On Nov 3, BNM increased the OPR by another 25 basis points (bps) to 2.75% at its final monetary policy meeting for the year. All four increases have been by 25bps.


Last week, BNM governor Nor Shamsiah Yunus said Malaysia’s headline inflation likely peaked for the year at 4.5% during Q3.


The anticipated easing of inflationary pressures going forward stems from a moderation in global commodity prices and easing supply chain disruptions, BNM said.


Malaysia’s situation appears to mirror that of the US, where inflation also seems to have peaked. Its October consumer price index (CPI) report showed prices rose 7.7% year-on-year, well below the peak in June of 9.1%.


This raised hope the US Federal Reserve (Fed) will become less aggressive on interest rate hikes. Investors anticipate moderating inflation may prompt the Fed to ease or potentially even reverse its steep 0.75% rate hikes.


In other words, a “pivot” from tight monetary policy to a loose monetary policy may well be on the cards.


Given the Fed may potentially pivot in coming months, will BNM see the easing of inflation as an opportunity to do likewise?


When announcing the Q3 gross domestic product growth figure last week, Nor Shamsiah gave little hint on the direction of interest rates moving forward.


“In formulating monetary policy decisions, the monetary policy committee (MPC) is not on any pre-set course. This means that the MPC will continue to assess evolving conditions and their implications on the overall outlook to domestic inflation and growth.


“Any future OPR adjustments will continue to be done in a measured and gradual manner to support sustainable economic growth in an environment of price stability,” she said.


At the current OPR leveI, monetary policy continues to be “accommodative and supportive of economic growth”, Nor Shamsiah added.


Standard Chartered’s global research team said Malaysia’s strong economic growth supports its call for BNM to extend its rate-hiking cycle. “We expect BNM to hike again in January, increasing the policy rate to 3%. This will reverse the previous Covid-induced rate cuts.


“Thereafter, we expect a pause in March, before a final 25bps hike in May premised on a potential subsidy change in H2 2023 and if domestic demand remains firm,” it said in a recent report.


Malaysian Institute of Economic Research (MIER) senior research fellow Shankaran Nambiar noted that inflation in the US could have reached its peak. “At least it is not increasing at the pace at which it used to. This is likely to prompt BNM to relax its OPR policy,” he told FMT Business.


“Judging from what’s happening in the US, BNM may take a softer approach.

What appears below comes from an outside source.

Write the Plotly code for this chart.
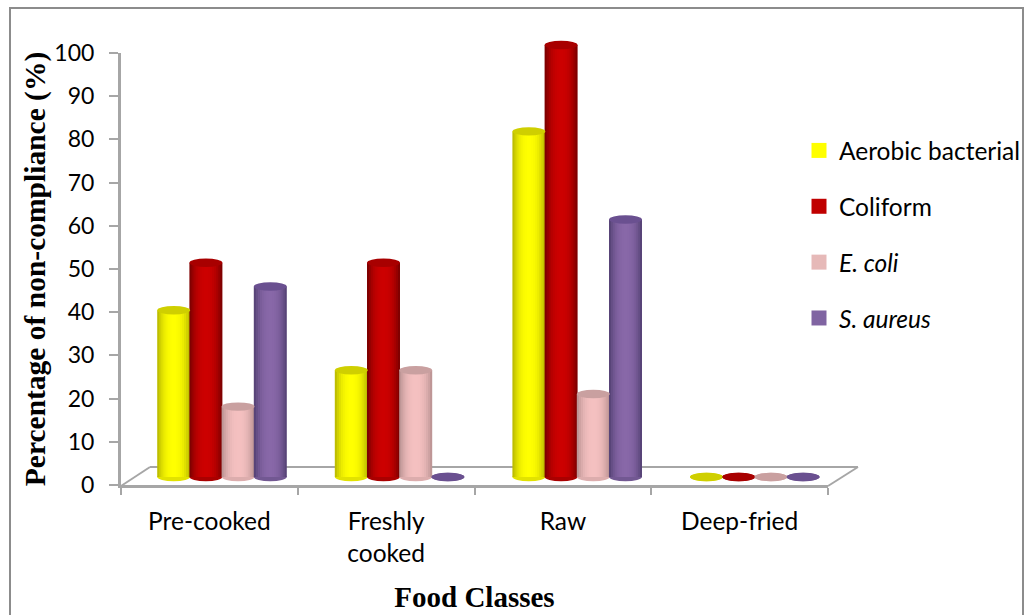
import plotly.graph_objects as go

W, H = 1029, 615

# ---- data ----
categories = ["Pre-cooked", "Freshly<br>cooked", "Raw", "Deep-fried"]
aerobic = [38.6, 24.7, 80, 0]
coliform = [49.6, 49.6, 100, 0]
e_coli = [16.3, 24.7, 19.2, 0]
s_aureus = [44.1, 0, 59.6, 0]
series_names = ["Aerobic bacterial", "Coliform", "<i>E. coli</i>", "<i>S. aureus</i>"]
series_values = [aerobic, coliform, e_coli, s_aureus]
# centre, edge, cap colours
palette = [
    ((255, 255, 0), (190, 190, 0), "#CFCF00"),
    ((204, 0, 0), (128, 0, 0), "#A80000"),
    ((244, 192, 192), (190, 150, 150), "#C9A0A0"),
    ((136, 104, 168), (88, 68, 120), "#6A5090"),
]
legend_colors = ["#FFFF00", "#C00000", "#E6B9B8", "#8064A2"]

# ---- geometry (pixels) ----
AX_L, AX_R, AX_T, AX_B = 121, 828, 53, 485      # visible axes
BX_L, BX_R, BX_T, BX_B = 121, 866, 36, 495      # depth-shifted plot for the cylinders
B_ZERO, B_PER_UNIT = 477, 4.32                  # y pixel of value 0 in the shifted plot
G0, G_STEP = 222, 177.6                         # centre of first group, step between groups
BAR_PX, STEP_PX = 33, 32.2
CAP_HALF_PX = 4.2


def px(x):
    return x / W


def py(y):
    return 1 - y / H


x2_range = [(BX_L - G0) / G_STEP, (BX_R - G0) / G_STEP]
y2_range = [(B_ZERO - BX_B) / B_PER_UNIT, (B_ZERO - BX_T) / B_PER_UNIT]
bar_w = BAR_PX / G_STEP
step = STEP_PX / G_STEP
cap_h = CAP_HALF_PX / B_PER_UNIT

fig = go.Figure()
shapes = []


def mix(a, b, t):
    return "rgb(%d,%d,%d)" % tuple(round(a[i] + (b[i] - a[i]) * t) for i in range(3))


idx = list(range(len(categories)))
LAYERS = 8
for s, vals in enumerate(series_values):
    center, edge, cap = palette[s]
    off = (s - 1.5) * step
    for k in range(LAYERS):
        frac = 1 - k / LAYERS
        t = frac ** 2.6
        w = bar_w * frac
        fig.add_trace(go.Bar(
            x=idx, y=vals, width=w, offset=off - w / 2,
            marker=dict(color=mix(center, edge, t), line=dict(width=0)),
            xaxis="x2", yaxis="y2", showlegend=False, hoverinfo="skip",
        ))
    for i, v in enumerate(vals):
        cx = i + off
        # rounded foot, beneath the cylinder
        shapes.append(dict(type="circle", xref="x2", yref="y2", layer="between",
                           x0=cx - bar_w / 2, x1=cx + bar_w / 2, y0=-cap_h, y1=cap_h,
                           fillcolor=mix(center, edge, 0.45), line=dict(width=0)))
    for i, v in enumerate(vals):
        cx = i + off
        shapes.append(dict(type="circle", xref="x2", yref="y2", layer="above",
                           x0=cx - bar_w / 2, x1=cx + bar_w / 2, y0=v - cap_h, y1=v + cap_h,
                           fillcolor=cap, line=dict(width=0)))

# legend entries
for name, col in zip(series_names, legend_colors):
    fig.add_trace(go.Scatter(
        x=[categories[0]], y=[None], name=name, mode="markers", legendgroup=name,
        marker=dict(symbol="square", size=15, color=col), hoverinfo="skip",
    ))

GREY = "#A6A6A6"
# floor of the 3-D box
floor = [
    (121, 486, 150, 467),
    (150, 467, 858, 467),
    (858, 467, 828, 486),
]
for x0, y0, x1, y1 in floor:
    shapes.append(dict(type="line", xref="paper", yref="paper", layer="below",
                       x0=px(x0), x1=px(x1), y0=py(y0), y1=py(y1),
                       line=dict(color=GREY, width=2)))
# outer frame
shapes.append(dict(type="rect", xref="paper", yref="paper", layer="below",
                   x0=px(10), x1=px(1023), y0=py(625), y1=py(8),
                   line=dict(color="#8C8C8C", width=2), fillcolor="rgba(0,0,0,0)"))

fig.update_layout(
    width=W, height=H,
    margin=dict(l=0, r=0, t=0, b=0, autoexpand=False),
    paper_bgcolor="white", plot_bgcolor="rgba(0,0,0,0)",
    barmode="overlay",
    font=dict(family="Lato, Carlito, sans-serif", color="black"),
    xaxis=dict(
        domain=[px(AX_L), px(AX_R)], type="category",
        categoryorder="array", categoryarray=categories, range=[-0.5, 3.5],
        tickson="boundaries", ticks="outside", ticklen=7, tickwidth=2, tickcolor=GREY,
        showline=True, linecolor=GREY, linewidth=3, showgrid=False, zeroline=False,
        tickfont=dict(size=24.5), anchor="y", ticklabelstandoff=13,
        title=dict(text="<b>Food Classes</b>", standoff=21,
                   font=dict(family="Liberation Serif", size=29, color="black")),
    ),
    yaxis=dict(
        domain=[py(AX_B), py(AX_T)], range=[0, 100], dtick=10, tick0=0,
        ticks="outside", ticklen=9, tickwidth=2, tickcolor=GREY,
        showline=True, linecolor=GREY, linewidth=3, showgrid=False, zeroline=False,
        tickfont=dict(size=23), anchor="x", ticklabelstandoff=10,
        title=dict(text="<b>Percentage of non-compliance (%)</b>", standoff=1,
                   font=dict(family="Liberation Serif", size=29.5, color="black")),
    ),
    xaxis2=dict(domain=[px(BX_L), px(BX_R)], range=x2_range, visible=False, anchor="y2", fixedrange=True),
    yaxis2=dict(domain=[py(BX_B), py(BX_T)], range=y2_range, visible=False, anchor="x2", fixedrange=True),
    legend=dict(
        x=px(799), y=py(128), xanchor="left", yanchor="top",
        bgcolor="rgba(0,0,0,0)", font=dict(size=24.5), tracegroupgap=21,
        itemsizing="trace",
    ),
    shapes=shapes,
)

fig.write_html("out.html", config=dict(displayModeBar=False),
               post_script="document.body.style.margin='0';document.body.style.overflow='hidden';")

And that will prepare the way for a monetary policy environment that may be better able to handle a weaker economy in 2023,” he added.


Shankaran said the increased interest rates were a cause of concern for Malaysian businesses, especially those in the SME sector. “Naturally the cost of credit went up and that too at a time when businesses were recovering from the pandemic and the lockdowns,” he said.

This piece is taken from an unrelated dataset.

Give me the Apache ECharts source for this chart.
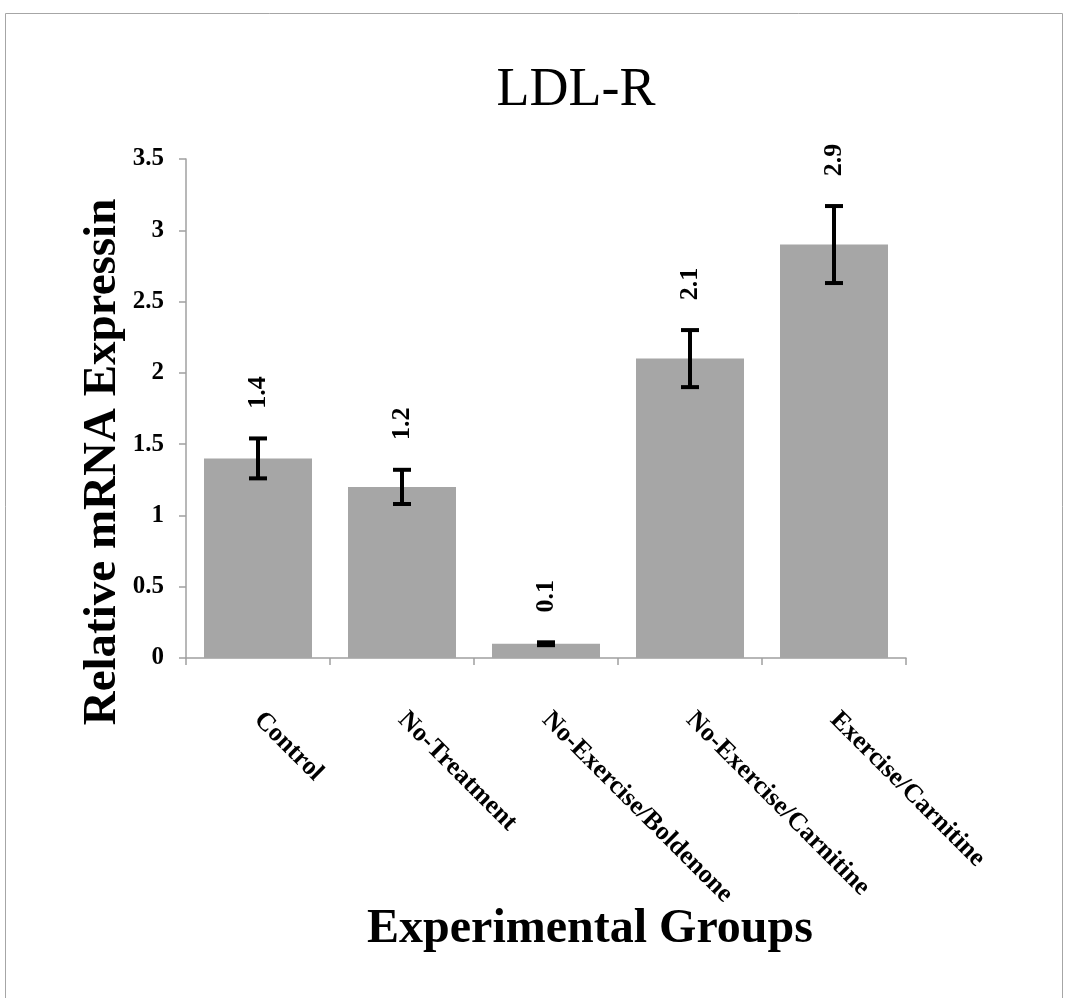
<!DOCTYPE html>
<html>
<head>
<meta charset="utf-8">
<script src="https://cdn.jsdelivr.net/npm/echarts@6/dist/echarts.min.js"></script>
<style>
html,body{margin:0;padding:0;background:#fff;}
#chart{width:1065px;height:998px;}
</style>
</head>
<body>
<div id="chart"></div>
<script>
var categories = ['Control', 'No-Treatment', 'No-Exercise/Boldenone', 'No-Exercise/Carnitine', 'Exercise/Carnitine'];
var values = [1.4, 1.2, 0.1, 2.1, 2.9];
var errors = [0.14, 0.12, 0.01, 0.2, 0.27];
var yTicks = [0, 0.5, 1, 1.5, 2, 2.5, 3, 3.5];
var titleText = 'LDL-R';
var xAxisTitle = 'Experimental Groups';
var yAxisTitle = 'Relative mRNA Expressin';

var serif = "'Liberation Serif', 'Times New Roman', serif";
var chart = echarts.init(document.getElementById('chart'), null, {renderer: 'canvas'});

var errData = values.map(function (v, i) { return [i, v, v - errors[i], v + errors[i]]; });

var option = {
  backgroundColor: '#ffffff',
  animation: false,
  grid: {left: 186, right: 159, top: 159, bottom: 340, containLabel: false},
  graphic: [
    {type: 'rect', shape: {x: 5.5, y: 13.5, width: 1057, height: 1000}, style: {fill: 'none', stroke: '#a6a6a6', lineWidth: 1}, silent: true},
    {type: 'text', x: 576, y: 91, style: {text: titleText, font: 'normal 54px ' + serif, fill: '#000', align: 'center', verticalAlign: 'middle'}, silent: true},
    {type: 'text', x: 590, y: 930, style: {text: xAxisTitle, font: 'bold 48px ' + serif, fill: '#000', align: 'center', verticalAlign: 'middle'}, silent: true},
    {type: 'text', rotation: Math.PI / 2, x: 103, y: 462, style: {text: yAxisTitle, font: 'bold 47px ' + serif, fill: '#000', align: 'center', verticalAlign: 'middle'}, silent: true}
  ],
  xAxis: {
    type: 'category',
    data: categories,
    axisLine: {show: true, lineStyle: {color: '#a0a0a0', width: 1.5}},
    axisTick: {show: true, alignWithLabel: false, length: 7, lineStyle: {color: '#a0a0a0', width: 1.5}},
    axisLabel: {interval: 0, rotate: -45, margin: 58, color: '#000', fontFamily: serif, fontWeight: 'bold', fontSize: 26}
  },
  yAxis: {
    type: 'value',
    min: 0, max: 3.5, interval: 0.5,
    splitLine: {show: false},
    axisLine: {show: true, lineStyle: {color: '#a0a0a0', width: 1.5}},
    axisTick: {show: true, length: 7, lineStyle: {color: '#a0a0a0', width: 1.5}},
    axisLabel: {margin: 22, color: '#000', fontFamily: serif, fontWeight: 'bold', fontSize: 25,
      formatter: function (v) { return yTicks.indexOf(v) >= 0 ? String(v) : ''; }}
  },
  series: [
    {
      type: 'bar',
      data: values,
      barCategoryGap: '25%',
      itemStyle: {color: '#a6a6a6'},
      z: 2
    },
    {
      type: 'custom',
      data: errData,
      z: 5,
      renderItem: function (params, api) {
        var i = api.value(0);
        var lo = api.coord([i, api.value(2)]);
        var hi = api.coord([i, api.value(3)]);
        var x = lo[0];
        var capW = 18, capH = 4, lw = 4;
        var label = String(values[params.dataIndex]);
        return {
          type: 'group',
          children: [
            {type: 'line', shape: {x1: x, y1: hi[1], x2: x, y2: lo[1]}, style: {stroke: '#000', lineWidth: lw}},
            {type: 'rect', shape: {x: x - capW / 2, y: hi[1] - capH / 2, width: capW, height: capH}, style: {fill: '#000'}},
            {type: 'rect', shape: {x: x - capW / 2, y: lo[1] - capH / 2, width: capW, height: capH}, style: {fill: '#000'}},
            {type: 'text', x: x, y: hi[1] - 46, rotation: Math.PI / 2,
              style: {text: label, font: 'bold 26px ' + serif, fill: '#000', align: 'center', verticalAlign: 'middle'}}
          ]
        };
      }
    }
  ]
};
chart.setOption(option);
</script>
</body>
</html>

Malaysia University of Science and Technology economist Geoffrey Williams agreed that headline inflation has likely peaked and global inflation is also at or near its peak.


“Overall, there is less pressure to raise rates further unless government spending is too high as was planned in Budget 2023,” he told FMT Business.

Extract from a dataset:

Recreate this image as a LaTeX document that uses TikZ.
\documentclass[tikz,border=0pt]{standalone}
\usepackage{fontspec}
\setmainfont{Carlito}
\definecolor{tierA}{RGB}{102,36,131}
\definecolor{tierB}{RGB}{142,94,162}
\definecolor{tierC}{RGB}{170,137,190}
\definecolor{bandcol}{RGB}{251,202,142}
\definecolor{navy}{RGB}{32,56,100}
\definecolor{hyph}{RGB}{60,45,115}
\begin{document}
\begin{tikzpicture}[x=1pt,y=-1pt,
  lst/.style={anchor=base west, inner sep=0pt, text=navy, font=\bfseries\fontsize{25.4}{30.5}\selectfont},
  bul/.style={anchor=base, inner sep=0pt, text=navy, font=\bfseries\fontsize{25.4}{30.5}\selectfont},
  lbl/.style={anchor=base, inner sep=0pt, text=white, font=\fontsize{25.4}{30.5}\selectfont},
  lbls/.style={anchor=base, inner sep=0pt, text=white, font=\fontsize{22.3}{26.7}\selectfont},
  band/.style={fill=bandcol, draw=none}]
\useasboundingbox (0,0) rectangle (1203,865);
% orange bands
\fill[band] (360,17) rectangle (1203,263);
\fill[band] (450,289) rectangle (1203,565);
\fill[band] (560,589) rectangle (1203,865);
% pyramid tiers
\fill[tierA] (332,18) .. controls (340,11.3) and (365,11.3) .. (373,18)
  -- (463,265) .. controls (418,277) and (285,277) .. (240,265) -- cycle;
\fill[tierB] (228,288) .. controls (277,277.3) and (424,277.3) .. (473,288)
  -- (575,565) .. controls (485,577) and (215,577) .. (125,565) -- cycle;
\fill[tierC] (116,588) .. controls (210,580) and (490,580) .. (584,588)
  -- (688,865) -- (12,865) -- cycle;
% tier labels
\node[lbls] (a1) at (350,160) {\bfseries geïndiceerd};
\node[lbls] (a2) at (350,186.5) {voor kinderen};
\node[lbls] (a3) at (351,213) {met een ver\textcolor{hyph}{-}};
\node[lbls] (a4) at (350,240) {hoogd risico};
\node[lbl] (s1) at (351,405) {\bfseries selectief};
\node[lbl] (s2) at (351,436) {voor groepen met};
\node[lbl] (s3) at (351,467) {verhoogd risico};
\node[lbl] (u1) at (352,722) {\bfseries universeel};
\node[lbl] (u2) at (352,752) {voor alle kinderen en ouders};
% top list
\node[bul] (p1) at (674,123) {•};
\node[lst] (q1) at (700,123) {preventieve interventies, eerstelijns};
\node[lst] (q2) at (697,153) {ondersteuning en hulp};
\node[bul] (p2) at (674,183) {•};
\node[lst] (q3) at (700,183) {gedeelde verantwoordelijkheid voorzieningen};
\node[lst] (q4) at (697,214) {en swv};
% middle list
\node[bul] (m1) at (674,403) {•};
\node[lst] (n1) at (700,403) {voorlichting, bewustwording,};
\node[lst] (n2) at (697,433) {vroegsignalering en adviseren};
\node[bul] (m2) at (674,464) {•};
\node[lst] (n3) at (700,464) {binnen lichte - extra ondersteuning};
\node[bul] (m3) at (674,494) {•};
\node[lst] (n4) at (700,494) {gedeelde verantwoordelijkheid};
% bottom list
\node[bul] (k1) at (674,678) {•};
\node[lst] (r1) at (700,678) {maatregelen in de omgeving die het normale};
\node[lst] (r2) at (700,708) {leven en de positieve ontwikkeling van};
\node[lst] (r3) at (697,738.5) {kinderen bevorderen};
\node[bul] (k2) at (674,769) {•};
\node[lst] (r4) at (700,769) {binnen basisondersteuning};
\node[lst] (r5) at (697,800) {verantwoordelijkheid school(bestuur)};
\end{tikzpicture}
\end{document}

“There is now scope to reduce interest rates if growth slows too much but a pause in interest rate changes is preferable now,” he added.


However, Williams does not think BNM will take the cue from the Fed in any potential pivot. “BNM follows its own domestic mandate and does not follow the Federal Reserve despite what many people think,” he added.


He pointed out BNM’s strategy is based on its mandate to ensure price stability and financial stability to support sustainable economic growth.


“It has taken advantage of the higher growth led by very high government spending, EPF withdrawals and opening up of the economy to normalise interest rates in line with their long-term average of 2.5% to 3%,” said Williams.


Given that the OPR now stands at 2.75%, the debate within the halls of the central bank may well be, “To pivot, or not to pivot?”


“We have already seen a moderation in headline inflation to 4.5% in September from 4.7% in August. We expect headline inflation to continue moderating going forward upon dissipation of the base effect,” she added.